Fallin’s proposals to generate more revenue is based on several different models, but I will focus on two of them. One proposal would supposedly modernize our sale taxes collections and eliminate some sales tax exemptions. This is the exact language from the proposed budget:
State sales and use tax exemptions total an estimated $8.1 billion annually. Oklahoma applies sales tax to fewer services than all but two surrounding states and does not charge sales tax on items delivered electronically, like digital music.
The proposed budget would also raise the tax on cigarettes by $1.50 a pack. Here’s the language on that issue from the proposed budget:
Raising the $1.03 per pack rate collected by the state when someone chooses to buy cigarettes to $2.53 per pack will save lives, reduce health care costs and generate recurring revenue for core services.
Rock n’ roll and cigarettes? I’ll try to not poke too much fun at these two proposals, which is far too easy to do, but new taxes on digital music are not going to save Oklahoma from its fiscal problems, and what exactly are the specific sales tax exemptions that are going to get eliminated? That lack of information is telling. Moreover, if more people stop smoking because of the new tax on cigarettes then wouldn’t the tax-revenue benefit decline as well? See, the expected health benefit of the proposal is undercut by the financial gain in the proposal. We’ll tax cigarette smokers so much they won’t smoke, but we’ll fund education with the money from the new tax we squeeze out of smokers, who will want to quit smoking because they finally realize they can’t afford it. It doesn’t make sense.

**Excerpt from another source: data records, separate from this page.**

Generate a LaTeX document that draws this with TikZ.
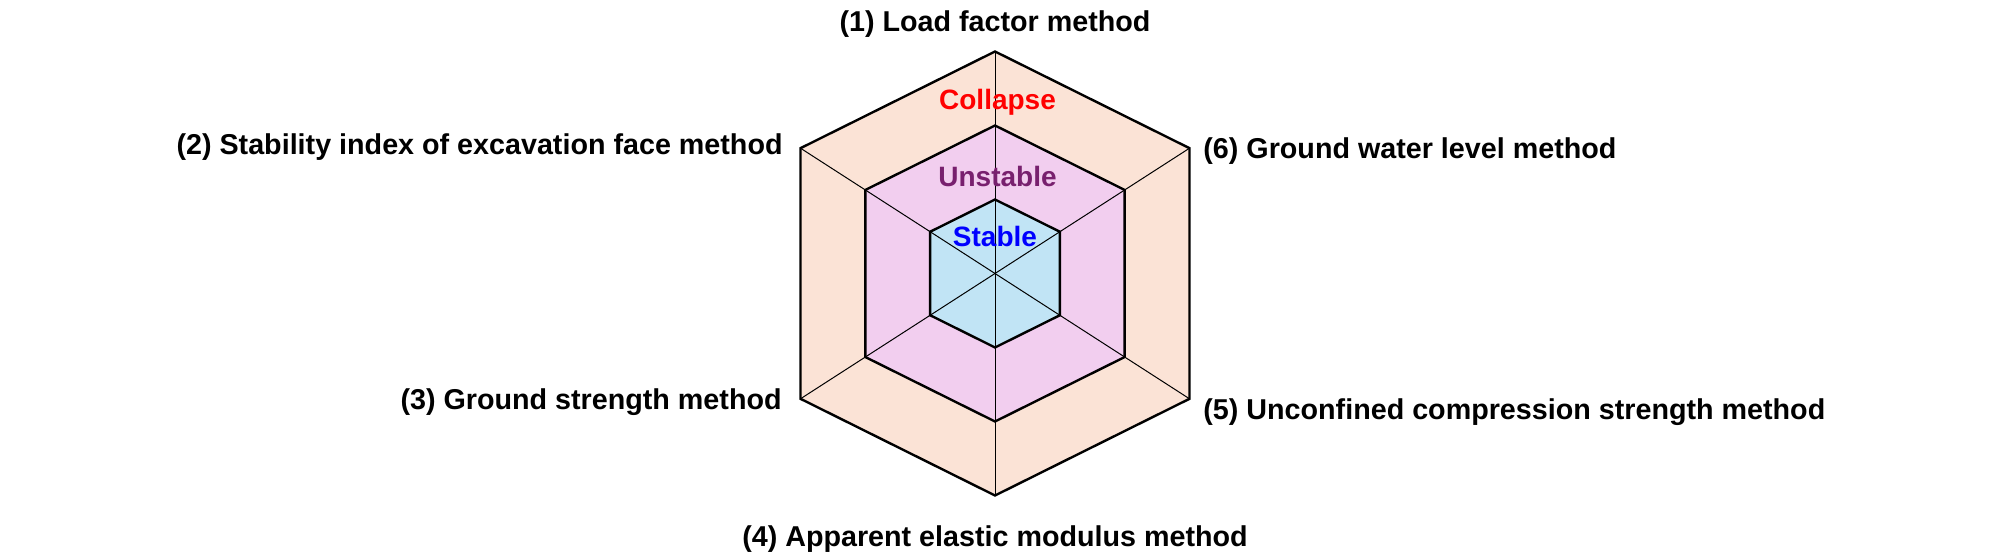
\documentclass[tikz,border=0pt]{standalone}
\usepackage{fontspec}
\setmainfont{Liberation Sans}
\definecolor{peachf}{HTML}{FBE3D6}
\definecolor{pinkf}{HTML}{F2CEEF}
\definecolor{bluef}{HTML}{C1E4F5}
\definecolor{purpt}{HTML}{78206E}
\begin{document}
\begin{tikzpicture}[x=0.5pt,y=-0.5pt,
  axislabel/.style={font=\fontsize{14.35pt}{16pt}\selectfont\bfseries, inner sep=0pt},
  zonetext/.style={font=\fontsize{14pt}{16pt}\selectfont\bfseries, inner sep=0pt},
  hexline/.style={line width=1.2pt, line join=miter},
  spoke/.style={line width=0.5pt}]
\useasboundingbox (0,0) rectangle (2008,560);
\coordinate (C) at (995,273.5);
\begin{scope}[shift={(995,273.5)}]
\foreach \s/\n in {1/o, 0.6667/m, 0.3333/i} {
  \coordinate (\n1) at (0,{-222*\s});
  \coordinate (\n2) at ({-194.5*\s},{-125.3*\s});
  \coordinate (\n3) at ({-194.5*\s},{125.3*\s});
  \coordinate (\n4) at (0,{222*\s});
  \coordinate (\n5) at ({194.5*\s},{125.3*\s});
  \coordinate (\n6) at ({194.5*\s},{-125.3*\s});
}
\end{scope}
% fills
\fill[peachf] (o1) -- (o2) -- (o3) -- (o4) -- (o5) -- (o6) -- cycle;
\fill[pinkf] (m1) -- (m2) -- (m3) -- (m4) -- (m5) -- (m6) -- cycle;
\fill[bluef] (i1) -- (i2) -- (i3) -- (i4) -- (i5) -- (i6) -- cycle;
% spokes
\foreach \k in {1,...,6} { \draw[spoke] (C) -- (o\k); }
% outlines
\draw[hexline] (o1) -- (o2) -- (o3) -- (o4) -- (o5) -- (o6) -- cycle;
\draw[hexline] (m1) -- (m2) -- (m3) -- (m4) -- (m5) -- (m6) -- cycle;
\draw[hexline] (i1) -- (i2) -- (i3) -- (i4) -- (i5) -- (i6) -- cycle;
% zone texts
\node[zonetext, text=red, anchor=base] (col) at (997.5,109.3) {Collapse};
\node[zonetext, text=purpt, anchor=base] (uns) at (997.5,186.7) {Unstable};
\node[zonetext, text=blue, anchor=base] (sta) at (995,246.7) {Stable};
% axis labels
\node[axislabel, anchor=base] (l1) at (995,31.7) {(1) Load factor method};
\node[axislabel, anchor=base east] (l2) at (783,155) {(2) Stability index of excavation face method};
\node[axislabel, anchor=base east] (l3) at (782,409.3) {(3) Ground strength method};
\node[axislabel, anchor=base] (l4) at (995,546.7) {(4) Apparent elastic modulus method};
\node[axislabel, anchor=base west] (l5) at (1203,420) {(5) Unconfined compression strength method};
\node[axislabel, anchor=base west] (l6) at (1203,158.3) {(6) Ground water level method};
\end{tikzpicture}
\end{document}
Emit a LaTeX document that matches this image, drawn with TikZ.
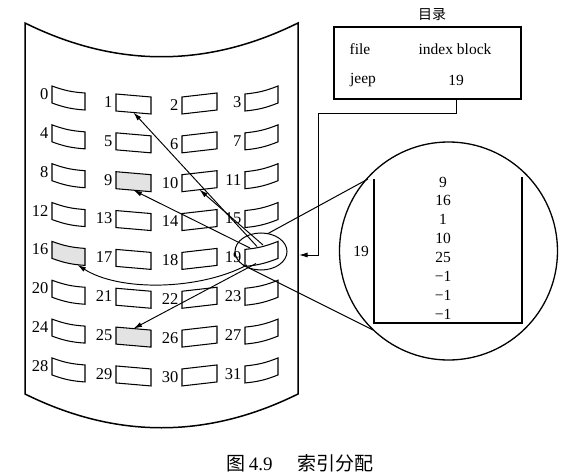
\documentclass[tikz,border=0pt]{standalone}
\usepackage{fontspec}
\setmainfont{Liberation Serif}
\newfontfamily\cjk{Noto Sans CJK SC}
\usepackage{tikz}
\usetikzlibrary{calc,arrows.meta}

\begin{document}
\begin{tikzpicture}[x=1pt,y=-1pt,font=\fontsize{15.5}{17}\selectfont,
    blk/.style={draw,line width=1.05pt},
    ptr/.style={line width=0.95pt,-{Latex[length=8.5pt,width=5pt]}}]
\useasboundingbox (0,0) rectangle (573,476);
\coordinate (E) at (261,251.5);
\coordinate (Z) at (448.5,251);
\coordinate (in19) at (299,255);
%\draw[gray] (E) circle(26);
\draw[line width=1.5pt] (25,23) .. controls (116,68) and (207,68) .. (298,23)
  -- (298,394) .. controls (207,439) and (116,439) .. (25,394) -- cycle;
\draw[line width=1pt] (E) ellipse (26 and 18.5);

\foreach \c/\xl/\xr/\yl/\yr/\bb in {0/52/85/86/93/8,1/116/151/94/97/0,2/182/217/97/93/0,3/245/278/94/86/8}{
  \foreach \r in {0,...,7}{
    \pgfmathtruncatemacro\n{4*\r+\c}
    \pgfmathsetmacro\dy{38.85*\r}
    \def\fc{white}
    \ifnum\n=9 \def\fc{gray!22}\fi
    \ifnum\n=16 \def\fc{gray!22}\fi
    \ifnum\n=25 \def\fc{gray!22}\fi
    \draw[blk,fill=\fc] (\xl,\yl+\dy) to[bend right=\bb] (\xr,\yr+\dy) -- (\xr,\yr+\dy+17)
      to[bend left=\bb] (\xl,\yl+\dy+17) -- cycle;
    \node[anchor=east,inner sep=0pt,font=\fontsize{16.5}{18}\selectfont] (l\n) at (\xl-3.5,\yl+\dy+8) {\n};
    \coordinate (bt\n) at ({(\xl+\xr)/2},{(\yl+\yr)/2+\dy});
    \coordinate (bb\n) at ({(\xl+\xr)/2},{(\yl+\yr)/2+\dy+17});
  }
}

\coordinate (s1) at (257,246.5);
\coordinate (s10) at (263,245);
\coordinate (s9) at (250,248);
\coordinate (s16) at (247,265);
\coordinate (s25) at (256,263.5);
\draw[ptr] (s1) -- (bb1);
\draw[ptr] (s10) -- (bb10);
\draw[ptr] (s9) -- (bb9);
\draw[ptr] (s25) -- (bt25);
\draw[ptr] (s16) .. controls (200,290) and (120,292) .. ([xshift=9pt,yshift=-3pt]bb16);

% directory
\node[draw,line width=1.2pt,minimum width=187pt,minimum height=72pt] (dir) at (427.5,63) {};
\node (dtitle) at (432,15) {\cjk\fontsize{14}{16}\selectfont 目录};
\node (hfile) at (360,49) {file};
\node (hidx) at (455,49) {index block};
\node (vjeep) at (363,80) {jeep};
\node (v19) at (456,80) {19};
\draw[ptr,line width=1pt] (v19 |- dir.south) |- (318,114) |- (in19);

% index block
\draw[line width=1.3pt] (Z) circle (109);
\draw[line width=1.2pt] (374,179) -- (374,323) -- (522,323) -- (522,177);
\foreach \v [count=\i from 0] in {9,16,1,10,25,−1,−1,−1}
  \node (i\i) at (443,182+18.9*\i) {\v};
\node (n19) at (361,251) {19};
\coordinate (e1) at (268,233.5);
\coordinate (e2) at (243,265);
\coordinate (z1) at (368,179);
\coordinate (z2) at (373,330);
\draw[line width=1pt] (e1) -- (z1);
\draw[line width=1pt] (e2) -- (z2);

\node (cap) at (300,463) {\cjk\fontsize{19}{21}\selectfont 图\,{\rmfamily 4.9}\hspace{1.3em}索引分配};
\end{tikzpicture}
\end{document}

Other revenue would include money from non-appropriated agency renewal money and the elimination of the personal income tax double deduction. Again, here’s the budget proposal in its entirety. The question is whether the legislature will find any of these proposals feasible.
The absolutely bright spot in Fallin’s address was her push for reducing prison times for non-violent offenders, primarily those with simple drug-possession charges.
Fallin noted in her remarks:
This session, I’m calling for lowering Oklahoma’s mandatory drug possession sentences.
First, let’s allow district attorneys to have the discretion to file any first drug offense as a misdemeanor.
Next, we lower the mandatory sentence from two to 10 years in prison, to zero to five years in prison.
For second felony offenses for drug possession, lower the mandatory sentence from two years to life, to zero to 10 years.
And for third felony offenses for drug possession, lower the mandatory sentence from six years to life with no probation to zero to 15 years.
For property crimes, let’s raise the value of a felony crime from $500 to $1,000. The $500 benchmark has been in place since 2002, and it needs to be raised. A teen who steals someone’s smartphone today could be branded for life as a felon because smartphones cost more than $500; twenty years ago, most cell phones cost less than $100.
Maybe that’s too long of a quote from a speech that doesn’t necessarily deserve it in terms of its quality of writing and oratorical delivery, but these proposals coming from a Republican governor, who also called the state’s high incarceration rates a “decades-long problem,” deserve our undivided attention. The state leads the nation in its per capita female incarceration rate and is always in the top five nationally in its male incarceration rate.
Again, I don’t know how much traction these proposals will get in the Republican-dominated legislature, but just the fact the state’s top leader is suggesting such measures is a hopeful sign that more people are waking up to the fact that the so-called war on drugs has been an abysmal failure.
— OurChildrenOK (@OurChildrenOK) February 1, 2016
One item to discuss more specifically is the proposed $3,000 raises for teachers. One way to view Fallin’s proposal is that it’s meant to preempt University of Oklahoma President David Boren’s proposed ballot initiative to raise the state sales tax by one penny to, among other things, give teachers here an annual $5,000 raise.
— Tulsa World (@tulsaworld) February 2, 2016
Here are some thoughts on the issue: (1) Fallin probably wouldn’t even be proposing teacher raises, except for the obvious pressure exerted by the Boren proposal. (2) Boren’s proposal not only gives teachers $5,000 in annual raises, or $2,000 more than Fallin’s proposal, it also gives money to other education agencies, including higher education, which would lower college tuition increases. Fallin’s proposed budget would cut funding to higher education by 6 percent next fiscal year. (3) Eliminating certain sales tax exemptions and raising taxes on cigarettes can be construed just as regressive as the one-penny sales tax proposal, an exclusive tax for education, which would actually benefit low-income school children the most. Studies show people on the lower spectrum of income smoke the most. (4) In her speech, Fallin’s said she supported Education Savings Accounts (i.e. ESAs or school vouchers), which would take even more money away from public education.
Fallin’s speech centered on the state’s budget problems, and any ensuing dissection of it doesn’t matter one iota if the economy here continues to tank and tax revenues continue to decline astronomically. We’ve been here before in the 1980s. Here we go again, folks. Will we see another mass exodus from the state?
But the earthquake crisis, no matter how the economy fares in the months ahead, needs to be addressed with bold action right away. Fallin’s speech fell far short of validating Oklahomans’ concerns about their personal safety and damage to their property as the manmade earthquakes continue to roll here. This is a scary place to live right now, and Fallin’s “lack of speech” only increases the fear and anxiety.